|Making mapo tofu in the kitchen at Da Ping Huo. (Yalun Tu for the Boston Globe)|
Precious and nearly private
Speakeasy restaurants draw natives, tourists
HONG KONG — When he takes out-of-town visitors for dinner, Chris Hougland, a banker, has an ace up his sleeve. “I start by walking them down the main streets, right past the big commercial restaurants, until we stop at an old dingy building,’’ he says. “I then tell them we’re picking up a friend and we walk up to what looks like someone’s apartment. It’s only when they open the door do they realize that we’re at this beautiful restaurant right in the middle of nowhere.’’
Hougland, 26, and guests have walked into one of Hong Kong’s private kitchens, small speakeasy restaurants located in commercial or residential buildings all over the island. Popularized in the late ’90s, the first private kitchens often laid out meals in the chef’s own apartment with one menu, a few tables, and one seating per evening. Diners had to book weeks, sometimes months, in advance. The fare was always billed as the most authentic Chinese regional cuisine. Recommendations were largely word-of-mouth and dinner was always a cash-only affair, as most proprietors could not afford (or did not wish) to pay the business registration and government licensing fees.
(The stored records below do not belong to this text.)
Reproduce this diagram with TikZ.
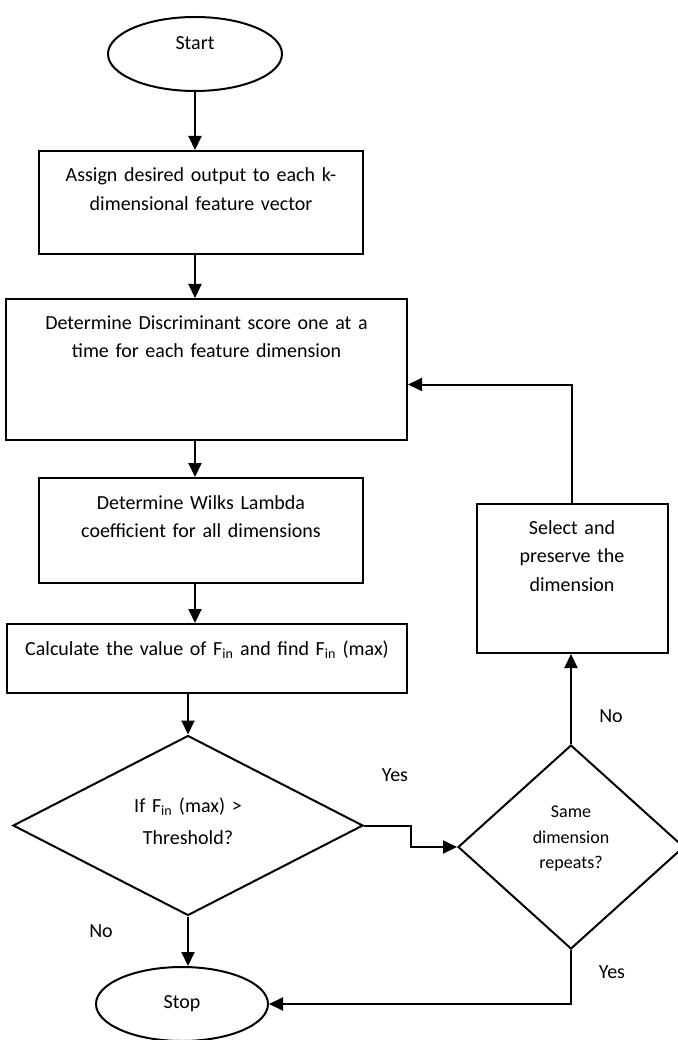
\documentclass[tikz,border=0pt]{standalone}
\usepackage{fontspec}
\setmainfont{Carlito}
\usetikzlibrary{shapes.geometric, arrows.meta}

\tikzset{
	flow/.style={draw=black, line width=2pt, align=center, inner sep=0pt, text height=14pt, font=\fontsize{20}{28.7}\selectfont},
	procbox/.style={flow, rectangle},
	termnode/.style={flow, ellipse, text width=100pt},
	decnode/.style={flow, diamond},
	arr/.style={line width=2pt, -{Triangle[length=14pt, width=13pt]}},
	lbl/.style={font=\fontsize{20}{24}\selectfont},
}

\begin{document}
\begin{tikzpicture}[x=1pt, y=-1pt]
	\useasboundingbox (0,0) rectangle (677,1040);

	\node[termnode, minimum width=174pt, minimum height=74pt, text depth=23pt] (start) at (195, 54) {Start};
	\node[procbox, text width=324pt, minimum height=103pt, text depth=55pt] (assign) at (201, 202.5) {Assign desired output to each k-\\dimensional feature vector};
	\node[procbox, text width=401pt, minimum height=141pt, text depth=95pt] (score) at (206.5, 369.5) {Determine Discriminant score one at a\\time for each feature dimension};
	\node[procbox, text width=324pt, minimum height=105pt, text depth=57pt] (wilks) at (201, 530.5) {Determine Wilks Lambda\\coefficient for all dimensions};
	\node[procbox, text width=400pt, minimum height=69pt, text depth=21pt] (fin) at (207, 658.5) {Calculate the value of F\textsubscript{in} and find F\textsubscript{in} (max)};
	\node[decnode, aspect=1.9, text width=190pt, minimum width=350pt, minimum height=180pt, text depth=41pt, font=\fontsize{20}{32}\selectfont] (thresh) at (188, 825.5) {If F\textsubscript{in} (max) >\\Threshold?};
	\node[decnode, aspect=1.1, text width=100pt, minimum width=226pt, minimum height=204pt, text depth=73pt, font=\fontsize{18}{25.6}\selectfont] (repeat) at (571, 847) {Same\\dimension\\repeats?};
	\node[procbox, text width=191pt, minimum height=149pt, text depth=103pt] (keep) at (572, 578.5) {Select and\\preserve the\\dimension};
	\node[termnode, minimum width=172pt, minimum height=74pt, text depth=5pt] (stop) at (182, 1004) {Stop};

	\node[lbl] (yes1) at (395, 775) {Yes};
	\node[lbl] (no1) at (101, 931) {No};
	\node[lbl] (no2) at (611, 716) {No};
	\node[lbl] (yes2) at (612, 972) {Yes};

	\draw[arr] (start) -- (start |- assign.north);
	\foreach \a/\b in {assign/score, score/wilks, wilks/fin}
	{
		\draw[arr] (\a.south -| start) -- (\b.north -| start);
	}
	\draw[arr] (fin.south -| thresh) -- (thresh.north);
	\draw[arr] (thresh.south) -- (thresh.south |- stop.north);
	\draw[arr] (thresh.east) -- ++(47,0) |- (repeat.west);
	\draw[arr] (repeat.north) -- (repeat.north |- keep.south);
	\draw[arr] (keep.north) |- ([yshift=-15pt]score.east);
	\draw[arr] (repeat.south) |- (stop.east);

\end{tikzpicture}
\end{document}
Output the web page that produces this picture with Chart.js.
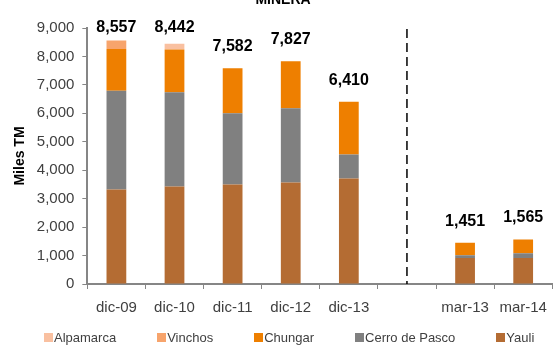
<!DOCTYPE html>
<html>
<head>
<meta charset="utf-8">
<script src="https://cdn.jsdelivr.net/npm/chart.js"></script>
<style>
  body { margin: 0; background: #fff; }
  #wrap { width: 557px; height: 345px; position: relative; overflow: hidden; }
  #legend {
    position: absolute; left: 44px; top: 331px;
    display: flex; gap: 41px;
    font: 13px 'Liberation Sans', Arial, sans-serif; color: #404040;
    line-height: 14px; white-space: nowrap;
  }
  #legend span.box { display: inline-block; width: 9px; height: 9px; margin-right: 1px; }
</style>
</head>
<body>
<div id="wrap">
  <canvas id="myChart" width="557" height="345"></canvas>
  <div id="legend"></div>
</div>
<script>
// categories, the empty one is the gap where the dashed separator goes
let labels = ['dic-09', 'dic-10', 'dic-11', 'dic-12', 'dic-13', '', 'mar-13', 'mar-14']
let yauli = [3320, 3430, 3500, 3570, 3710, null, 910, 910]
let cerroDePasco = [3475, 3310, 2500, 2605, 840, null, 105, 175]
let chungar = [1468, 1500, 1582, 1652, 1860, null, 436, 480]
let vinchos = [294, 0, 0, 0, 0, null, 0, 0]
let alpamarca = [0, 202, 0, 0, 0, null, 0, 0]
let totals = ['8,557', '8,442', '7,582', '7,827', '6,410', '', '1,451', '1,565']
let yTicks = [0, 1000, 2000, 3000, 4000, 5000, 6000, 7000, 8000, 9000]
let separatorAt = 5

let font = "'Liberation Sans', Arial, sans-serif"

// total labels over each stack + dashed separator + cut title
let extras = {
  id: 'extras',
  afterDatasetsDraw(chart) {
    let ctx = chart.ctx
    let x = chart.scales.x
    let y = chart.scales.y
    ctx.save()
    ctx.font = 'bold 16px ' + font
    ctx.fillStyle = '#000'
    ctx.textAlign = 'center'
    ctx.textBaseline = 'alphabetic'
    totals.forEach((t, i) => {
      if (!t) return
      let sum = yauli[i] + cerroDePasco[i] + chungar[i] + vinchos[i] + alpamarca[i]
      let top = y.getPixelForValue(sum)
      ctx.fillText(t, x.getPixelForValue(i), Math.max(32, top - 17))
    })
    // dashed line
    let sx = x.getPixelForValue(separatorAt)
    ctx.strokeStyle = '#000'
    ctx.lineWidth = 1.5
    ctx.setLineDash([9, 5])
    ctx.beginPath()
    ctx.moveTo(sx, 29)
    ctx.lineTo(sx, y.bottom)
    ctx.stroke()
    ctx.setLineDash([])
    // title, only its lower part is visible
    ctx.font = 'bold 14px ' + font
    ctx.fillText('MINERA', 283, 4)
    ctx.restore()
  },
}

let myChart = document.getElementById('myChart').getContext('2d')

let chart = new Chart(myChart, {
  type: 'bar',
  data: {
    labels: labels,
    datasets: [
      { label: 'Yauli', data: yauli, backgroundColor: '#B46C33' },
      { label: 'Cerro de Pasco', data: cerroDePasco, backgroundColor: '#808080' },
      { label: 'Chungar', data: chungar, backgroundColor: '#EE7F00' },
      { label: 'Vinchos', data: vinchos, backgroundColor: '#F7A46C' },
      { label: 'Alpamarca', data: alpamarca, backgroundColor: '#F9C0A0' },
    ],
  },
  options: {
    responsive: false,
    animation: false,
    layout: {
      padding: { top: 28, right: 1, left: 0, bottom: 18 },
    },
    datasets: {
      bar: { categoryPercentage: 1, barPercentage: 0.34 },
    },
    plugins: {
      legend: { display: false },
      tooltip: { enabled: false },
    },
    scales: {
      x: {
        stacked: true,
        grid: {
          offset: true,
          drawOnChartArea: false,
          tickLength: 5,
          color: '#868686',
        },
        border: { color: '#868686', width: 2 },
        ticks: {
          color: '#404040',
          padding: 10,
          font: { family: font, size: 15 },
          maxRotation: 0,
        },
      },
      y: {
        stacked: true,
        min: 0,
        max: 9000,
        afterBuildTicks(axis) {
          axis.ticks = yTicks.map((v) => ({ value: v }))
        },
        grid: {
          drawOnChartArea: false,
          tickLength: 5,
          color: '#868686',
        },
        border: { color: '#868686', width: 2 },
        ticks: {
          color: '#404040',
          padding: 8,
          font: { family: font, size: 15 },
          callback: (v) => v.toLocaleString('en-US'),
        },
        title: {
          display: true,
          text: 'Miles TM',
          color: '#000',
          font: { family: font, size: 14, weight: 'bold' },
          padding: { top: 12, bottom: 0 },
        },
      },
    },
  },
  plugins: [extras],
})

// legend in the reverse order of the stack, like the original
let legendEl = document.getElementById('legend')
chart.data.datasets.slice().reverse().forEach((ds) => {
  let item = document.createElement('div')
  let box = document.createElement('span')
  box.className = 'box'
  box.style.background = ds.backgroundColor
  item.appendChild(box)
  item.appendChild(document.createTextNode(ds.label))
  legendEl.appendChild(item)
})
</script>
</body>
</html>
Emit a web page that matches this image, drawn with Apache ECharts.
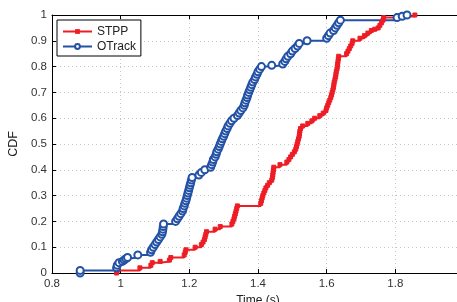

Today’s private kitchens cater to an upper-middle-class population, and dinners cost $25 to $50, a good value in a very expensive city. The clientele has grown from local in-the-know Chinese to expatriates and food tourists looking for authentic cuisine and adventure. When the dot-com crash shortened the lines at all restaurants, many private kitchens had to close their doors. Then in 2003, the SARS outbreak served as a renaissance for some of the kitchens. Diners became fearful of large spaces and unsure where restaurateurs were buying their ingredients. More people crowded into the private dining rooms with few other patrons and a chef who sourced food locally.
The private kitchen Da Ping Huo has seen its clientele change in the 12 years it has been open. Its spicy and succulent mapo tofu includes beef, garlic, and chilies. Somewhat ubiquitous in Chinese restaurants, mapo tofu is different in every chef’s hands; Da Ping Huo’s is generally acclaimed as one of the most authentic in Hong Kong.
The Chinese phrase for private kitchen is “zi fong choi’’ (literally “private room menu’’). Food lore says private kitchens date to the collapse of the Qing Dynasty in 1912, when the court chefs suddenly found themselves out of work. To make ends meet, they took to entertaining in their homes, preparing special set meals for a fee. Nowadays private kitchens have become more varied, more established, and more closely akin to small restaurants, though a small contingent of unlicensed private kitchens still operate under the radar. Legal or not, they have largely maintained their hallmarks: a set menu, one to two seatings, and no signs or advertising. The scope, however, has grown, and in addition to regional Chinese cooking, you can find Japanese, Italian, French, and even Creole menus.
From their hole-in-the-wall beginnings, private kitchens remain a unique facet of the Hong Kong culinary tradition, giving guests a chance to sit back in a small apartment setting, dine well, and focus on the food. The fact that it’s in a secret location only adds to the allure.